In May, the department persuaded the Legislature to authorize increasing direct-care staff to 428.5 from 389, although hiring didn't increase actual staff levels until late summer. Many new hires didn't stay long. Other staff members also departed, but King ended up with about 30 additional workers by mid-January.
Overtime shifts are less frequent now, but staffing increases lagged behind residency increases for a full year — in part because managers at the home were previously too choosy when hiring, said Department of Veterans Affairs Deputy Secretary Michael Trepanier.
"We said `Stop the nitpicking,'" Trepanier said. "My God, if they don't work out, let them go. That's what probation is for."
King total staffing sometimes exceeds authorized strength because some positions are exempt from the official count, Trepanier said.
New workers still learning
Walker's proposal to add staff would bring King to 511.5 workers, a 31 percent increase since April.
Wisconsin State Employee Union representatives said King won't able to fill the jobs with qualified personnel, especially if there's another avalanche of grueling overtime shifts.
But Nitschke said overtime won't be such an issue in the next growth spurt because King has streamlined hiring, increased pay for some nurses, and the home now hires on contingency, pending background checks.
One King resident, Ruth Gravelle, said she didn't see care at the home suffer last summer, but a lot of good employees quit.
"I could see how it was very hard for them to work those very long hours," said Gravelle, who moved to King in 2009 with her Marines veteran husband, Robert, who died two years ago. "I don't know how they did it. We have some new people now. They're still learning."
King's employee retention rates have been much better than average in Wisconsin, according to state Department of Health Services statistics.
WSEU representative Troy Bauch said recruiting and retention were hurt over the last two years as Walker and the Legislature eliminated most public sector union rights and made workers pay more for benefits.
Trepanier said the absence of union contracts has helped in retaining newer workers because management has removed some seniority rights of long-term workers in choosing work schedules and vacations.
$21 million from King
From 2004 to 2009, $21 million was taken from King operations by the state Department of Veterans Affairs to subsidize the Union Grove veterans facility, where rates had been set too low, the state Legislative Audit Bureau found in 2010. That money could have been used to raise staffing levels, Bauch said.

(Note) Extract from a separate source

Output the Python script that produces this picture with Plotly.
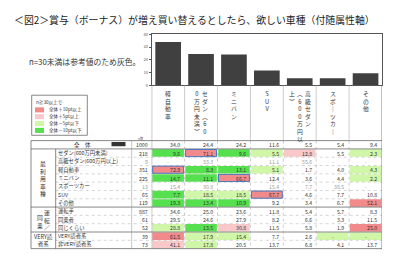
import plotly.graph_objects as go

W, H = 400, 267
def px(x): return x / W
def py(y): return 1 - y / H

FONT = "Noto Sans CJK JP"

title = "＜図2＞賞与（ボーナス）が増え買い替えるとしたら、欲しい車種（付随属性軸）"
note = "n=30未満は参考値のため灰色。"

# ---- data ----
categories = ["軽自動車", "セダン（600万円未満）", "ミニバン", "SUV",
              "高級セダン（600万円以上）", "スポーツカー", "その他"]
# vertical header text, columns read right -> left
cat_vertical = [["軽自動車"], ["セダン︵60", "0万円未満︶"], ["ミニバン"], ["SUV"],
                ["高級セダン", "︵600万円以", "上︶"], ["スポ｜ツカ｜"], ["その他"]]
total_label = "全　体"
total_n = 1000
overall = [34.0, 24.4, 24.2, 11.6, 5.5, 5.4, 9.4]

row_labels = ["セダン(600万円未満)", "高級セダン(600万円以上)", "軽自動車", "ミニバン",
              "スポーツカー", "SUV", "その他", "運転手", "同乗者", "同じくらい",
              "VERY読者系", "非VERY読者系"]
row_n = [218, 9, 351, 225, 13, 65, 119, 887, 61, 52, 39, 73]
row_values = [
    [9.6, 71.1, 9.6, 5.5, 12.8, 5.5, 2.3],
    [None, 33.3, None, 11.1, 55.6, None, None],
    [72.9, 8.3, 13.1, 5.1, 1.7, 4.0, 4.3],
    [14.7, 11.1, 66.7, 12.4, 3.6, 4.4, 2.2],
    [15.4, 30.8, None, 15.4, 7.7, 38.5, None],
    [7.7, 18.5, 18.5, 67.7, 4.6, 7.7, 10.8],
    [19.3, 13.4, 10.9, 9.2, 3.4, 6.7, 52.1],
    [34.6, 25.0, 23.6, 11.8, 5.4, 5.7, 8.3],
    [29.5, 24.6, 27.9, 8.2, 6.6, 3.3, 11.5],
    [28.8, 13.5, 30.8, 11.5, 5.8, 1.9, 25.0],
    [61.5, 17.9, 15.4, 7.7, 2.6, None, None],
    [41.1, 17.8, 20.5, 13.7, 6.8, 4.1, 13.7],
]
# groups: (vertical text columns right->left, first row, last row exclusive)
groups = [(["最利用車種"], 0, 7), (["運転／", "同乗"], 7, 10), (None, 10, 12)]
very_group = "VERY読<br>者系"
boxed = [(0, 1), (2, 0), (3, 2), (5, 3)]

legend_title = "n≧30以上で"
legend_items = ["全体＋10pt以上", "全体＋5pt以上", "全体－5pt以下", "全体－10pt以下"]
C_RED, C_PINK, C_LG, C_G = "#F28A8C", "#F9C8C9", "#D0F7A8", "#55E04E"
legend_colors = [C_RED, C_PINK, C_LG, C_G]

# ---- layout constants (pixels) ----
X_TBL_L, X_GRP_R, X_LBL_R, X_N_R = 31, 55.7, 131.7, 151.7
X_PLOT_R = 382
Y_PLOT_T, Y_PLOT_B = 31, 83
Y_TBL_T, RH = 139.75, 8.5
NROWS = len(row_labels) + 1
Y_TBL_B = Y_TBL_T + NROWS * RH

fig = go.Figure()
fig.add_trace(go.Bar(x=categories, y=overall, marker=dict(color="#404040", line=dict(width=0)),
                     hoverinfo="skip"))

shapes, ann = [], []

def hline(y, x0, x1, color="#555", width=0.7, dash="solid", xref="paper"):
    shapes.append(dict(type="line", xref=xref, yref="paper", x0=x0, x1=x1, y0=py(y), y1=py(y),
                       line=dict(color=color, width=width, dash=dash), layer="above"))

def vline(x, y0, y1, color="#555", width=0.7, dash="solid", xref="paper"):
    shapes.append(dict(type="line", xref=xref, yref="paper", x0=x, x1=x, y0=py(y0), y1=py(y1),
                       line=dict(color=color, width=width, dash=dash), layer="above"))

def text(x, y, s, size=5.3, color="#333", xanchor="left", yanchor="middle", xref="paper", align="left"):
    ann.append(dict(x=x, y=y, xref=xref, yref="paper", text=s, showarrow=False,
                    xanchor=xanchor, yanchor=yanchor, align=align,
                    font=dict(family=FONT, size=size, color=color), borderpad=0))

def cell_color(v, base):
    if v is None:
        v = 0.0
    d = v - base
    if d >= 10: return C_RED
    if d >= 5: return C_PINK
    if d <= -10: return C_G
    if d <= -5: return C_LG
    return None

ncat = len(categories)
# ---- vertical category headers ----
step = 8 / ((X_PLOT_R - X_N_R) / ncat)
for i, cols in enumerate(cat_vertical):
    k = len(cols)
    for j, c in enumerate(cols):
        xx = i + ((k - 1) / 2 - j) * step
        text(xx, py(85.5), "<br>".join(list(c)), size=5.8, xanchor="center", yanchor="top",
             xref="x", align="center")

# ---- cell fills ----
def row_center(r):
    return Y_TBL_T + (r + 0.5) * RH

for r, vals in enumerate(row_values):
    if row_n[r] < 30:
        continue
    for i, v in enumerate(vals):
        c = cell_color(v, overall[i])
        if c:
            shapes.append(dict(type="rect", xref="x", yref="paper", x0=i - 0.48, x1=i + 0.48,
                               y0=py(Y_TBL_T + (r + 1) * RH + 0.4), y1=py(Y_TBL_T + (r + 2) * RH - 0.4),
                               fillcolor=c, line=dict(width=0), layer="below"))

# ---- grid lines ----
for r in range(1, NROWS):
    y = Y_TBL_T + r * RH
    if r in (1, 8, 11):
        hline(y, px(X_TBL_L), px(X_PLOT_R), width=0.7)
    else:
        hline(y, px(X_GRP_R), px(X_PLOT_R), color="#aaa", width=0.5, dash="dot")
hline(Y_TBL_T, px(X_TBL_L), px(X_PLOT_R))
hline(Y_TBL_B, px(X_TBL_L), px(X_PLOT_R))
vline(px(X_TBL_L), Y_TBL_T, Y_TBL_B)
vline(px(X_GRP_R), Y_TBL_T + RH, Y_TBL_B)
vline(px(X_LBL_R), Y_TBL_T, Y_TBL_B, color="#888", width=0.5)
for i in range(ncat + 1):
    x = i - 0.5
    if i in (0, ncat):
        vline(x, Y_PLOT_B, Y_TBL_B, xref="x")
    else:
        vline(x, Y_PLOT_B, Y_TBL_T, color="#999", width=0.5, xref="x")
        vline(x, Y_TBL_T, Y_TBL_B, color="#999", width=0.5, dash="dot", xref="x")

# boxes
for r, i in boxed:
    shapes.append(dict(type="rect", xref="x", yref="paper", x0=i - 0.47, x1=i + 0.47,
                       y0=py(Y_TBL_T + (r + 1) * RH + 0.6), y1=py(Y_TBL_T + (r + 2) * RH - 0.6),
                       line=dict(color="#4A78C2", width=1), fillcolor="rgba(0,0,0,0)", layer="above"))

# ---- table text ----
text(px(141), py(137.3), "n数", size=3.2, color="#666", xanchor="center")
text(px(82), py(row_center(0)), total_label, size=5.5, xanchor="center")
shapes.append(dict(type="rect", xref="paper", yref="paper", x0=px(111.5), x1=px(125.5),
                   y0=py(145.5), y1=py(141.2), fillcolor="#333", line=dict(width=0)))
text(px(148.5), py(row_center(0)), str(total_n), size=5.2, xanchor="right")
for i, v in enumerate(overall):
    text(i + 0.39, py(row_center(0)), f"{v:.1f}", size=5.2, xanchor="right", xref="x")

for r, lab in enumerate(row_labels):
    yc = py(row_center(r + 1))
    gray = row_n[r] < 30
    col = "#999" if gray else "#333"
    text(px(57), yc, lab, size=5.3, color="#333")
    text(px(148.5), yc, str(row_n[r]), size=5.2, color=col, xanchor="right")
    for i, v in enumerate(row_values[r]):
        if v is None:
            text(i, yc, "-", size=5.2, color=col, xanchor="center", xref="x")
        else:
            text(i + 0.39, yc, f"{v:.1f}", size=5.2, color=col, xanchor="right", xref="x")

# group labels
for cols, r0, r1 in groups:
    yc = (row_center(r0 + 1) + row_center(r1)) / 2
    if cols is None:
        text(px(43.3), py(yc), very_group, size=5.5, xanchor="center", align="center")
        continue
    k = len(cols)
    for j, c in enumerate(cols):
        xx = 43.3 + ((k - 1) / 2 - j) * 7.5
        text(px(xx), py(yc + (1.5 if j > 0 else 0)), "<br>".join(list(c)), size=5.8,
             xanchor="center", align="center")

# ---- legend box ----
shapes.append(dict(type="rect", xref="paper", yref="paper", x0=px(31.7), x1=px(87.3),
                   y0=py(134.3), y1=py(93.3), line=dict(color="#555", width=0.7)))
text(px(35), py(100.5), legend_title, size=4.6)
for k, (lab, c) in enumerate(zip(legend_items, legend_colors)):
    yc = 108.3 + k * 7.0
    shapes.append(dict(type="rect", xref="paper", yref="paper", x0=px(35), x1=px(44),
                       y0=py(yc + 2.6), y1=py(yc - 2.6), fillcolor=c, line=dict(width=0)))
    text(px(48), py(yc), lab, size=4.6)

# ---- title / note ----
text(px(13), py(16.5), title, size=9.9, color="#222")
text(px(28), py(58.5), note, size=7.8, color="#333")

fig.update_layout(
    width=W, height=H, margin=dict(l=0, r=0, t=0, b=0),
    paper_bgcolor="white", plot_bgcolor="white",
    showlegend=False, bargap=0.22,
    shapes=shapes, annotations=ann,
    xaxis=dict(domain=[px(X_N_R), px(X_PLOT_R)], range=[-0.5, ncat - 0.5], showticklabels=False,
               ticks="", showline=True, mirror=True, linecolor="#555", linewidth=0.8,
               showgrid=False, zeroline=False, fixedrange=True),
    yaxis=dict(domain=[py(Y_PLOT_B), py(Y_PLOT_T)], range=[0, 40], tickvals=[0, 10, 20, 30, 40],
               ticksuffix="%", tickfont=dict(family=FONT, size=4, color="#555"),
               ticks="outside", ticklen=2, tickcolor="#555", showline=True, mirror=True,
               linecolor="#555", linewidth=0.8, showgrid=False, zeroline=False, fixedrange=True),
)
fig.write_html("out.html")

"They never want to staff adequately," said Dean Johnson, who made $38,000 including overtime last year, his 27th as a certified nursing assistant providing direct care at King. "I keep a smile on my face all day, but it's hard when you are working an extra four hours or extra eight hours every three days."
Johnson, 51, said he loves the daily challenge of getting to know the needs and quirks of residents — including crusty ones who curse and snap at workers — but he said that after weeks of long hours last summer he too often saw workers crying or short tempered.
"You don't want to act differently, but you're tired," Johnson said. "I don't think our veterans deserve that."
Johnson and other union members said hiring didn't pick up until they called legislators. Trepanier insisted that most improvements were planned before, not because of, union prodding.
"We're frustrated with people complaining about King and not wanting it to succeed," Trepanier said. He said the union damaged King's ability to bring in more residents with news releases and news conferences for media near King.